Given instruction: Retype each line exactly. Skip images.

# Dataset content start

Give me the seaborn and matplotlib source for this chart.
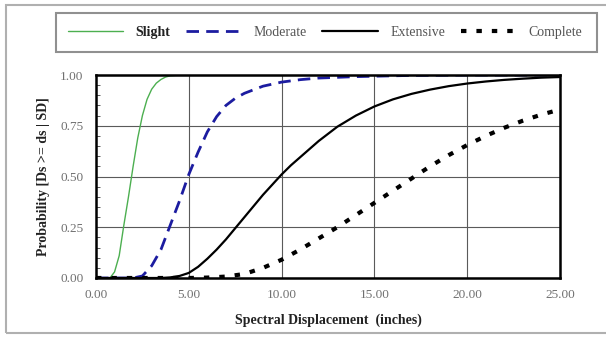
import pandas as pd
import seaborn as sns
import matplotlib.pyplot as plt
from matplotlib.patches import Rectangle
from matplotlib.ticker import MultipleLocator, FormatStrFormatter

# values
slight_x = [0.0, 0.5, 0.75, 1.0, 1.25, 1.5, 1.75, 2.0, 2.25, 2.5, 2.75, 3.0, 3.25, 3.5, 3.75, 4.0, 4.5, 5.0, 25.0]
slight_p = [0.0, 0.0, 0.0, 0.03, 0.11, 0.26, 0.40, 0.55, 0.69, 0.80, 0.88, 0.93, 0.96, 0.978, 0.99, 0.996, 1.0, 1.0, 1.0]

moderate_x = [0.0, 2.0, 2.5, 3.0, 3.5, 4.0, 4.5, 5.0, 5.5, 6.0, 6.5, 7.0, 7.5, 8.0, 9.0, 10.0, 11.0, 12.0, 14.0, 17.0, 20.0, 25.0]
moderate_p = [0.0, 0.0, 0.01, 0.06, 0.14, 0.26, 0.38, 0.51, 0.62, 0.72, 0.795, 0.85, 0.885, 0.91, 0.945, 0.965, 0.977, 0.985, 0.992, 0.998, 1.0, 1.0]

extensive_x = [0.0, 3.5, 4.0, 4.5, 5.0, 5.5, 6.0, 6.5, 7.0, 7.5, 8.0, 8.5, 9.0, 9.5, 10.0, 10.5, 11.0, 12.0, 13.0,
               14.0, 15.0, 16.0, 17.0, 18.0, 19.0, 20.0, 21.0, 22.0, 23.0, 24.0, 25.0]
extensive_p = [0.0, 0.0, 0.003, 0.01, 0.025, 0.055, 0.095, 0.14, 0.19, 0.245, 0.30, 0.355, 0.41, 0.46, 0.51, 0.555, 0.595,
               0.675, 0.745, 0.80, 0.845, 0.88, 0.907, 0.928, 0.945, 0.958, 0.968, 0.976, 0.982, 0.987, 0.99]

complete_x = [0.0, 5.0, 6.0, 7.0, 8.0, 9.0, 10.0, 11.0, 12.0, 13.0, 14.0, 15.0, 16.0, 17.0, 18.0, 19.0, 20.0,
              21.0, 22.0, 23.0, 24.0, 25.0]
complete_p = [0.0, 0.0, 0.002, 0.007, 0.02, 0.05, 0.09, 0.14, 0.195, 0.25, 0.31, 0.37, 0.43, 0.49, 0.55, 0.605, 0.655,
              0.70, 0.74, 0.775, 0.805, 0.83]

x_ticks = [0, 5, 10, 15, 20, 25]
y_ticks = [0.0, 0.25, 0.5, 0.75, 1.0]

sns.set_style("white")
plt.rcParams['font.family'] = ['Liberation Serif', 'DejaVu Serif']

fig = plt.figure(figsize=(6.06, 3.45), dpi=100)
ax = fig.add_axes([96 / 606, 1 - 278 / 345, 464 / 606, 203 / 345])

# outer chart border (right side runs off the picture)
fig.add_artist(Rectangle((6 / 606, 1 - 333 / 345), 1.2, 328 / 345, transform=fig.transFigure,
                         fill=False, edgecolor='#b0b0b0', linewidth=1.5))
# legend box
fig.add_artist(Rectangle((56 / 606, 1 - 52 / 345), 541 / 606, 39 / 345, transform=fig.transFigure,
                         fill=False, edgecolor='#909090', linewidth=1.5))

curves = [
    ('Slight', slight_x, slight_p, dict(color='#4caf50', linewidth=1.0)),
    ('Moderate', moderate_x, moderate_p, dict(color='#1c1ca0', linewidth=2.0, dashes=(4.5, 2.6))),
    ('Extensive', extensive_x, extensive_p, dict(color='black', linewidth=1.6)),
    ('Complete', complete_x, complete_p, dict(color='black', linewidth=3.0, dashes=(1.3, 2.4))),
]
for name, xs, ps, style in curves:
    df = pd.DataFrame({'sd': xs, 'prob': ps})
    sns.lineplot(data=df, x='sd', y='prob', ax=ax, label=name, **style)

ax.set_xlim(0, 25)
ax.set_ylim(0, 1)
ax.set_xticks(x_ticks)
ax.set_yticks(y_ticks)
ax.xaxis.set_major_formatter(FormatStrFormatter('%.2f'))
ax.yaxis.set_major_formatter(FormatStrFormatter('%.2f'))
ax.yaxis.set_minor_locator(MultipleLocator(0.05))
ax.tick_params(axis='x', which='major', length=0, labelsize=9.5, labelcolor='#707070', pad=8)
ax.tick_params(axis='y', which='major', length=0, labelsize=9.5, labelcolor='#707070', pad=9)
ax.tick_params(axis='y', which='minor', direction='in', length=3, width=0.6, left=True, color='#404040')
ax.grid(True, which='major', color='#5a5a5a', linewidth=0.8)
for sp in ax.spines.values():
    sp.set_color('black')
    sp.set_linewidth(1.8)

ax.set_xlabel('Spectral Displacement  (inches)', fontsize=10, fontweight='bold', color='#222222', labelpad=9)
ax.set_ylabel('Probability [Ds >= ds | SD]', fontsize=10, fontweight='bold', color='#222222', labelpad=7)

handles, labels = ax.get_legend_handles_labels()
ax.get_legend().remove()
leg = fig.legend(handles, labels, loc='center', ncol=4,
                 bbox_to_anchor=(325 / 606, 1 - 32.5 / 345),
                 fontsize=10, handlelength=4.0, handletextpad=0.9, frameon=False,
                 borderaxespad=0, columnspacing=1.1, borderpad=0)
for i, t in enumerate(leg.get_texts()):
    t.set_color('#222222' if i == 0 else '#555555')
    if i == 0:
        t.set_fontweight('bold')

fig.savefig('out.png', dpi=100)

# Dataset content end

Output of the exercise:
Give me the seaborn and matplotlib source for this chart.
import pandas as pd
import seaborn as sns
import matplotlib.pyplot as plt
from matplotlib.patches import Rectangle
from matplotlib.ticker import MultipleLocator, FormatStrFormatter

# values
slight_x = [0.0, 0.5, 0.75, 1.0, 1.25, 1.5, 1.75, 2.0, 2.25, 2.5, 2.75, 3.0, 3.25, 3.5, 3.75, 4.0, 4.5, 5.0, 25.0]
slight_p = [0.0, 0.0, 0.0, 0.03, 0.11, 0.26, 0.40, 0.55, 0.69, 0.80, 0.88, 0.93, 0.96, 0.978, 0.99, 0.996, 1.0, 1.0, 1.0]

moderate_x = [0.0, 2.0, 2.5, 3.0, 3.5, 4.0, 4.5, 5.0, 5.5, 6.0, 6.5, 7.0, 7.5, 8.0, 9.0, 10.0, 11.0, 12.0, 14.0, 17.0, 20.0, 25.0]
moderate_p = [0.0, 0.0, 0.01, 0.06, 0.14, 0.26, 0.38, 0.51, 0.62, 0.72, 0.795, 0.85, 0.885, 0.91, 0.945, 0.965, 0.977, 0.985, 0.992, 0.998, 1.0, 1.0]

extensive_x = [0.0, 3.5, 4.0, 4.5, 5.0, 5.5, 6.0, 6.5, 7.0, 7.5, 8.0, 8.5, 9.0, 9.5, 10.0, 10.5, 11.0, 12.0, 13.0,
               14.0, 15.0, 16.0, 17.0, 18.0, 19.0, 20.0, 21.0, 22.0, 23.0, 24.0, 25.0]
extensive_p = [0.0, 0.0, 0.003, 0.01, 0.025, 0.055, 0.095, 0.14, 0.19, 0.245, 0.30, 0.355, 0.41, 0.46, 0.51, 0.555, 0.595,
               0.675, 0.745, 0.80, 0.845, 0.88, 0.907, 0.928, 0.945, 0.958, 0.968, 0.976, 0.982, 0.987, 0.99]

complete_x = [0.0, 5.0, 6.0, 7.0, 8.0, 9.0, 10.0, 11.0, 12.0, 13.0, 14.0, 15.0, 16.0, 17.0, 18.0, 19.0, 20.0,
              21.0, 22.0, 23.0, 24.0, 25.0]
complete_p = [0.0, 0.0, 0.002, 0.007, 0.02, 0.05, 0.09, 0.14, 0.195, 0.25, 0.31, 0.37, 0.43, 0.49, 0.55, 0.605, 0.655,
              0.70, 0.74, 0.775, 0.805, 0.83]

x_ticks = [0, 5, 10, 15, 20, 25]
y_ticks = [0.0, 0.25, 0.5, 0.75, 1.0]

sns.set_style("white")
plt.rcParams['font.family'] = ['Liberation Serif', 'DejaVu Serif']

fig = plt.figure(figsize=(6.06, 3.45), dpi=100)
ax = fig.add_axes([96 / 606, 1 - 278 / 345, 464 / 606, 203 / 345])

# outer chart border (right side runs off the picture)
fig.add_artist(Rectangle((6 / 606, 1 - 333 / 345), 1.2, 328 / 345, transform=fig.transFigure,
                         fill=False, edgecolor='#b0b0b0', linewidth=1.5))
# legend box
fig.add_artist(Rectangle((56 / 606, 1 - 52 / 345), 541 / 606, 39 / 345, transform=fig.transFigure,
                         fill=False, edgecolor='#909090', linewidth=1.5))

curves = [
    ('Slight', slight_x, slight_p, dict(color='#4caf50', linewidth=1.0)),
    ('Moderate', moderate_x, moderate_p, dict(color='#1c1ca0', linewidth=2.0, dashes=(4.5, 2.6))),
    ('Extensive', extensive_x, extensive_p, dict(color='black', linewidth=1.6)),
    ('Complete', complete_x, complete_p, dict(color='black', linewidth=3.0, dashes=(1.3, 2.4))),
]
for name, xs, ps, style in curves:
    df = pd.DataFrame({'sd': xs, 'prob': ps})
    sns.lineplot(data=df, x='sd', y='prob', ax=ax, label=name, **style)

ax.set_xlim(0, 25)
ax.set_ylim(0, 1)
ax.set_xticks(x_ticks)
ax.set_yticks(y_ticks)
ax.xaxis.set_major_formatter(FormatStrFormatter('%.2f'))
ax.yaxis.set_major_formatter(FormatStrFormatter('%.2f'))
ax.yaxis.set_minor_locator(MultipleLocator(0.05))
ax.tick_params(axis='x', which='major', length=0, labelsize=9.5, labelcolor='#707070', pad=8)
ax.tick_params(axis='y', which='major', length=0, labelsize=9.5, labelcolor='#707070', pad=9)
ax.tick_params(axis='y', which='minor', direction='in', length=3, width=0.6, left=True, color='#404040')
ax.grid(True, which='major', color='#5a5a5a', linewidth=0.8)
for sp in ax.spines.values():
    sp.set_color('black')
    sp.set_linewidth(1.8)

ax.set_xlabel('Spectral Displacement  (inches)', fontsize=10, fontweight='bold', color='#222222', labelpad=9)
ax.set_ylabel('Probability [Ds >= ds | SD]', fontsize=10, fontweight='bold', color='#222222', labelpad=7)

handles, labels = ax.get_legend_handles_labels()
ax.get_legend().remove()
leg = fig.legend(handles, labels, loc='center', ncol=4,
                 bbox_to_anchor=(325 / 606, 1 - 32.5 / 345),
                 fontsize=10, handlelength=4.0, handletextpad=0.9, frameon=False,
                 borderaxespad=0, columnspacing=1.1, borderpad=0)
for i, t in enumerate(leg.get_texts()):
    t.set_color('#222222' if i == 0 else '#555555')
    if i == 0:
        t.set_fontweight('bold')

fig.savefig('out.png', dpi=100)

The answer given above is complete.